Speaking about the transportation of oil, Ambassador Tefft said that currently companies are focusing on bringing Kazakh oil across the Caspian by ship, but the use of pipelines would be needed as volumes increase.   


“From the environmental perspective a pipeline would of course be much safer than shipping,” he added.


Meanwhile, Georgian Parliamentary Chairperson Nino Burjanadze, who is on a visit to the United States, warned the European Union not to let Russia obstruct the implementation of projects which aim at the diversification of gas supplies to Europe via the Caucasus and Turkey rather than Russia.


Speaking at the Washington-based Center for Strategic and International Studies (CSIS) on March 20, Ms. Burjanadze said that Moscow’s “desperate attempts” to regain control over Georgia are largely triggered by a desire to take over alternative routes for the transporation of Central Asian energy resources to western markets.

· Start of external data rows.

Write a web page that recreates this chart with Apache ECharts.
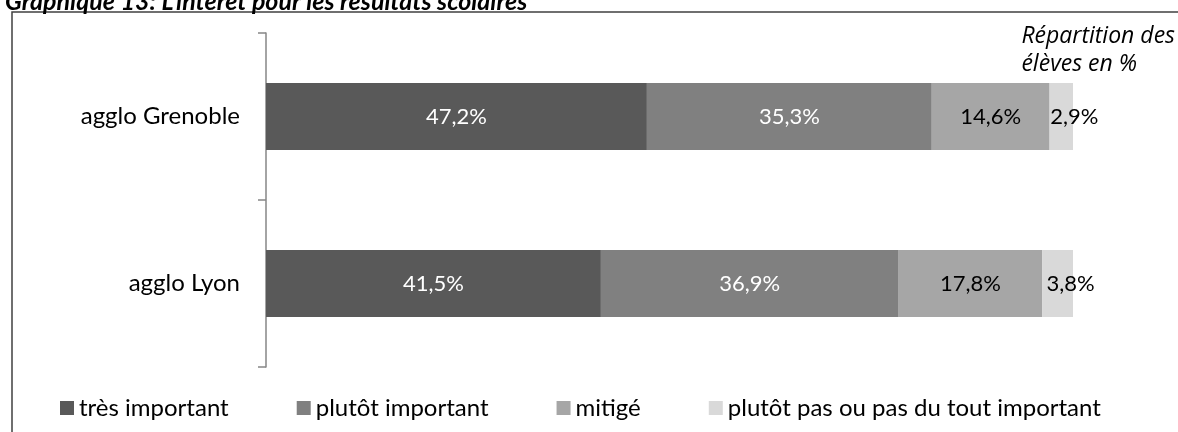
<!DOCTYPE html>
<html><head><meta charset="utf-8">
<script src="https://cdn.jsdelivr.net/npm/echarts@6/dist/echarts.min.js"></script>
<style>html,body{margin:0;padding:0;background:#fff}#c{width:1178px;height:432px}</style>
</head><body><div id="c"></div>
<script>
const categories = ['agglo Grenoble', 'agglo Lyon'];
const seriesNames = ['très important', 'plutôt important', 'mitigé', 'plutôt pas ou pas du tout important'];
const tresImportant = [47.2, 41.5];
const plutotImportant = [35.3, 36.9];
const mitige = [14.6, 17.8];
const plutotPas = [2.9, 3.8];
const colors = ['#595959', '#808080', '#a6a6a6', '#d9d9d9'];
const labelColors = ['#ffffff', '#ffffff', '#000000', '#000000'];
const values = [tresImportant, plutotImportant, mitige, plutotPas];
const FONT = 'Lato';

const chart = echarts.init(document.getElementById('c'));
chart.setOption({
  animation: false,
  title: {
    text: "Graphique 13: L'intérêt pour les résultats scolaires",
    left: 0, top: -16,
    textStyle: {fontFamily: FONT, fontSize: 25, fontWeight: 'bold', fontStyle: 'italic', color: '#000'}
  },
  graphic: [
    {type: 'rect', shape: {x: 12, y: 12, width: 1180, height: 440}, style: {fill: 'none', stroke: '#404040', lineWidth: 1.5}, silent: true},
    {type: 'text', right: 3, top: 22, style: {text: 'Répartition des\nélèves en %', align: 'right', fontFamily: 'Open Sans', fontSize: 23, fontStyle: 'italic', lineHeight: 28, fill: '#000'}}
  ],
  legend: {
    bottom: 7, left: 55,
    itemWidth: 14, itemHeight: 14, itemGap: 68,
    icon: 'rect',
    textStyle: {fontFamily: FONT, fontSize: 24, color: '#000'},
    data: seriesNames
  },
  grid: {left: 266, right: 105, top: 33, bottom: 65},
  xAxis: {type: 'value', min: 0, max: 100, show: false},
  yAxis: {
    type: 'category', data: categories, inverse: true,
    axisLine: {lineStyle: {color: '#868686', width: 1.5}},
    axisTick: {show: true, alignWithLabel: false, length: 8, lineStyle: {color: '#868686', width: 1.5}},
    axisLabel: {fontFamily: FONT, fontSize: 24, color: '#000', margin: 26}
  },
  series: seriesNames.map((n, i) => ({
    name: n, type: 'bar', stack: 'total', barCategoryGap: '60%',
    data: values[i],
    itemStyle: {color: colors[i]},
    label: {
      show: true, position: 'inside',
      offset: i === 3 ? [13, 0] : [0, 0],
      color: labelColors[i], fontFamily: FONT, fontSize: 22,
      formatter: p => p.value.toFixed(1).replace('.', ',') + '%'
    }
  }))
});
</script></body></html>
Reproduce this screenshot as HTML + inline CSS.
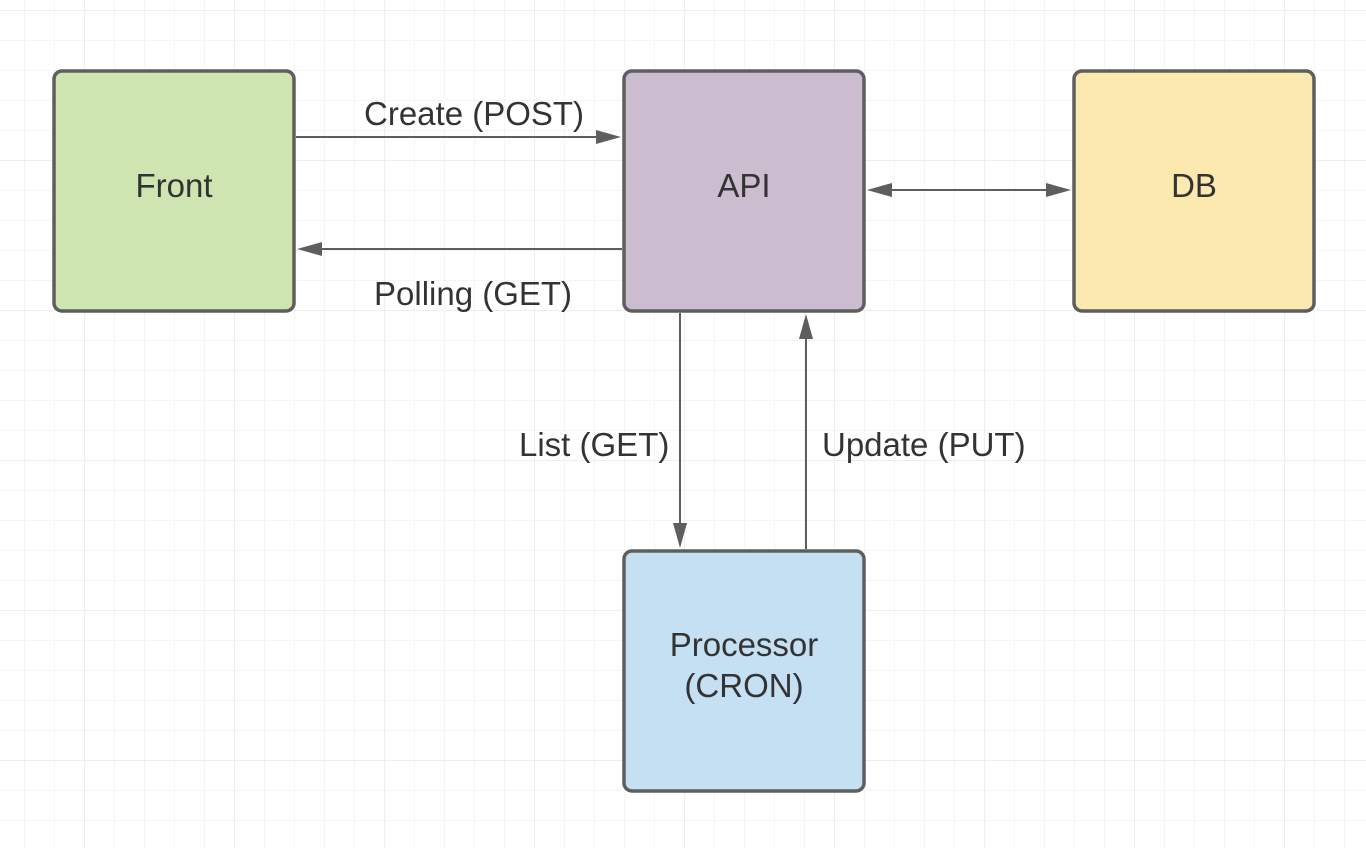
<!DOCTYPE html>
<html><head><meta charset="utf-8"><style>
html,body{margin:0;padding:0;background:#fff;}
svg{display:block;}
text{font-family:"Liberation Sans",sans-serif;fill:#333;}
</style></head><body>
<svg width="1366" height="848" viewBox="0 0 1366 848" xmlns="http://www.w3.org/2000/svg">
<defs>
<pattern id="g" x="24" y="10" width="30" height="30" patternUnits="userSpaceOnUse">
<path d="M0 0H30M0 0V30" stroke="#ebebeb" stroke-width="1" fill="none"/>
</pattern>
<pattern id="G" x="84" y="10" width="150" height="150" patternUnits="userSpaceOnUse">
<path d="M0 0H150M0 0V150" stroke="#dedede" stroke-width="1" fill="none"/>
</pattern>
</defs>
<rect width="1366" height="848" fill="url(#g)"/>
<rect width="1366" height="848" fill="url(#G)"/>
<g stroke="#5e5e5e" stroke-width="3.5">
<rect x="54" y="71" width="240" height="240" rx="8" fill="#cfe5b1"/>
<rect x="624" y="71" width="240" height="240" rx="8" fill="#cbbccf"/>
<rect x="1074" y="71" width="240" height="240" rx="8" fill="#fce9b0"/>
<rect x="624" y="551" width="240" height="240" rx="8" fill="#c5e0f3"/>
</g>
<g stroke="#5e5e5e" stroke-width="2" fill="none">
<path d="M296 137H596"/>
<path d="M596 130L621 137L596 144z" fill="#5e5e5e" stroke="none"/>
<path d="M622 249H322"/>
<path d="M322 242L297 249L322 256z" fill="#5e5e5e" stroke="none"/>
<path d="M892 190H1046"/>
<path d="M892 183L867 190L892 197z" fill="#5e5e5e" stroke="none"/>
<path d="M1046 183L1071 190L1046 197z" fill="#5e5e5e" stroke="none"/>
<path d="M680 313V523"/>
<path d="M673 523L680 548L687 523z" fill="#5e5e5e" stroke="none"/>
<path d="M806 549V339"/>
<path d="M799 339L806 314L813 339z" fill="#5e5e5e" stroke="none"/>
</g>
<g font-size="33" text-anchor="middle">
<text x="174" y="197">Front</text>
<text x="744" y="197">API</text>
<text x="1194" y="197">DB</text>
<text x="744" y="656">Processor</text>
<text x="744" y="697">(CRON)</text>
</g>
<g font-size="33">
<text x="364" y="125">Create (POST)</text>
<text x="374" y="305">Polling (GET)</text>
<text x="519" y="456">List (GET)</text>
<text x="822" y="456">Update (PUT)</text>
</g>
</svg>
</body></html>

“At this stage Russia’s top priority is to secure its energy monopoly by frustrating the EU’s Nabucco Project, which if completed would provide much needed relief from an overdependence on Russian gas,” Ms. Burjanadze said.


The Nabucco Project is a planned pipeline to transport natural gas from Turkey to Austria, via Bulgaria, Romania, and Hungary.


“If Europe allows Russia to stop the Nabucco Project – this truly important energy project aimed at the transportation of Kazakh and Turkmen natural gas through Turkey to Europe – Europe itself will be at the mercy of Gazprom,” Nino Burjanadze said.

U.S. Secretary of State Condoleezza Rice and Azerbaijani Foreign Minister Elmar Mammadyarov signed a memorandum in Washington on March 22 calling for deepening already strong cooperation among the two countries on energy security in the Caspian region


“Of particular focus will be the realization of the Turkey-Greece-Italy gas pipeline, and potentially the Nabucco and other pipelines, with Azerbaijani gas, to help Europe bolster its energy security by diversifying its natural gas supplies,” a spokesman at the U.S. Department of State said.